Marc B. Schindler, a certified financial planner with Pivot Point Advisors in Bellaire, Texas, says that in the coming years Sentmanat should try to boost her Roth contributions to 6% to max out her 401(k). The real problem, though, is her investment mix. Virtually none of her investments are in bonds. With at least 20 years until retirement, Sentmanat says she's comfortable being all in stocks. But Schindler recommends a small weighting in fixed income - 18%, split between domestic and foreign bond funds - in part to safeguard against losses should she need to tap some of her money sooner than expected.

2. Another problem: Sentmanat has four leftover 401(k)s from old jobs. Schindler says she should roll those into a traditional IRA to get more investment choices with lower fees. Then, in 2010, when the income limit on Roth IRA conversions disappears, she can convert it into a Roth. She'll have to pay taxes at conversion. But as with the Roth 401(k) she funds at work, she can tap the money upon retirement tax-free.

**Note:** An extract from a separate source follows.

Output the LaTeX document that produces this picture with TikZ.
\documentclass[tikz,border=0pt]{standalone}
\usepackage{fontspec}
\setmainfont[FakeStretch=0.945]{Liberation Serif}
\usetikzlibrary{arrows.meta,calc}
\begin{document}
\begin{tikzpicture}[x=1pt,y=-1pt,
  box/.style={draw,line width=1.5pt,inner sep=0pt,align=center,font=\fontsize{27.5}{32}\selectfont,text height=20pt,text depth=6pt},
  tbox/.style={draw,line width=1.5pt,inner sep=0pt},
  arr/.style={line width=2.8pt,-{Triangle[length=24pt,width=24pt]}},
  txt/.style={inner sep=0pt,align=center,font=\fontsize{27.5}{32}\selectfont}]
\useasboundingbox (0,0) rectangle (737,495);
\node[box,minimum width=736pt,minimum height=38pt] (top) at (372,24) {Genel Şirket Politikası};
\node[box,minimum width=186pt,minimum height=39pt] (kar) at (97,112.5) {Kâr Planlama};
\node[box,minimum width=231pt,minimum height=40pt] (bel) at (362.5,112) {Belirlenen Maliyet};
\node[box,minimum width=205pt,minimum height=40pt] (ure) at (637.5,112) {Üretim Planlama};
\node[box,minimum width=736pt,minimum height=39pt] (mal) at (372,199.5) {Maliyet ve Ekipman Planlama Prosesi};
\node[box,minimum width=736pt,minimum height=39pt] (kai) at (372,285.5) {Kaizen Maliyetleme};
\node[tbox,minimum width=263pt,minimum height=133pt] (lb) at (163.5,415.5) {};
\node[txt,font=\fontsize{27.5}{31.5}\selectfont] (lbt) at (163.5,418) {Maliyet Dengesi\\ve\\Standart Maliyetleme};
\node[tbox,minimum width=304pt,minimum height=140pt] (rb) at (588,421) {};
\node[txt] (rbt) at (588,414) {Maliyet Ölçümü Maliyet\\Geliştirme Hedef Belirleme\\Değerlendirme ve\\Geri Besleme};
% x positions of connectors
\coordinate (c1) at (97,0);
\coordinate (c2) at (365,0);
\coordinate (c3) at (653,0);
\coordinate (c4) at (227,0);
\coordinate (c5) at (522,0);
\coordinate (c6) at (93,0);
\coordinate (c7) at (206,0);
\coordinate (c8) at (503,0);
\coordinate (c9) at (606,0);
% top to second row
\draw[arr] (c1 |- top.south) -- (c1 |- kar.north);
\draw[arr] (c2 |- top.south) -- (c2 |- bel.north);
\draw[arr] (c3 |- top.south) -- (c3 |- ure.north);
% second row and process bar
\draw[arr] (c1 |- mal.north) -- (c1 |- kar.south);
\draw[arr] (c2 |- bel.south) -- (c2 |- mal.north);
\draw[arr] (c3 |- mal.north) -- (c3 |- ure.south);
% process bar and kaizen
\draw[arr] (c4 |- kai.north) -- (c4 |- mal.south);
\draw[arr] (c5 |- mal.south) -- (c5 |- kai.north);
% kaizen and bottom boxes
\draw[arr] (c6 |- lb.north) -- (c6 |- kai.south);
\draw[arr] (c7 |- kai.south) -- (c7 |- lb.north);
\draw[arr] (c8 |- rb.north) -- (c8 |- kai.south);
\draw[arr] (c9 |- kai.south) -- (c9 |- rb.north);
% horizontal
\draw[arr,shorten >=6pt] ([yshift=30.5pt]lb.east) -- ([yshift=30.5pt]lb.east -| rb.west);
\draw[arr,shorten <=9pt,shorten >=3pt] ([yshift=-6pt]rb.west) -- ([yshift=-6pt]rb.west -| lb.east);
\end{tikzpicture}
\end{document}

3. Increase her life insurance. If something were to happen to Jacqui, Franqui would need much more than the $50,000 in life insurance that Sentmanat's employer provides. Jacqui wisely bought a supplemental $250,000 term policy. But Schindler recommends adding another $500,000 of coverage. It will cost $720 more per year, but it should be enough to pay off the house and cover Franqui's education, among other things. He also tells Sentmanat to draft a will and name a guardian for Franqui as soon as possible.

4. Set up a 529. Sentmanat has yet to open a 529 college savings account for Franqui. That's partly because she isn't sure which state's plan to choose. Since Texas has no state income tax, Sentmanat doesn't need to focus just on her home state's plan, as there would be no tax break for doing so. Instead she should pick the plan with the best options and lowest fees, Schindler says. He recommends the Arkansas plan, run by Barclays; the Nevada and Utah plans, which both use Vanguard funds; and Virginia's state-run 529.

To reach her goal of saving for Franqui's college, Sentmanat needs to start stuffing $450 a month into the 529, Schindler says. Sentmanat says she doesn't think she can afford that right away but $150 a month is doable. That might not be enough to pay for 100% of Franqui's college, but every little bit Sentmanat saves now will mean that much of a richer life for Franqui down the road.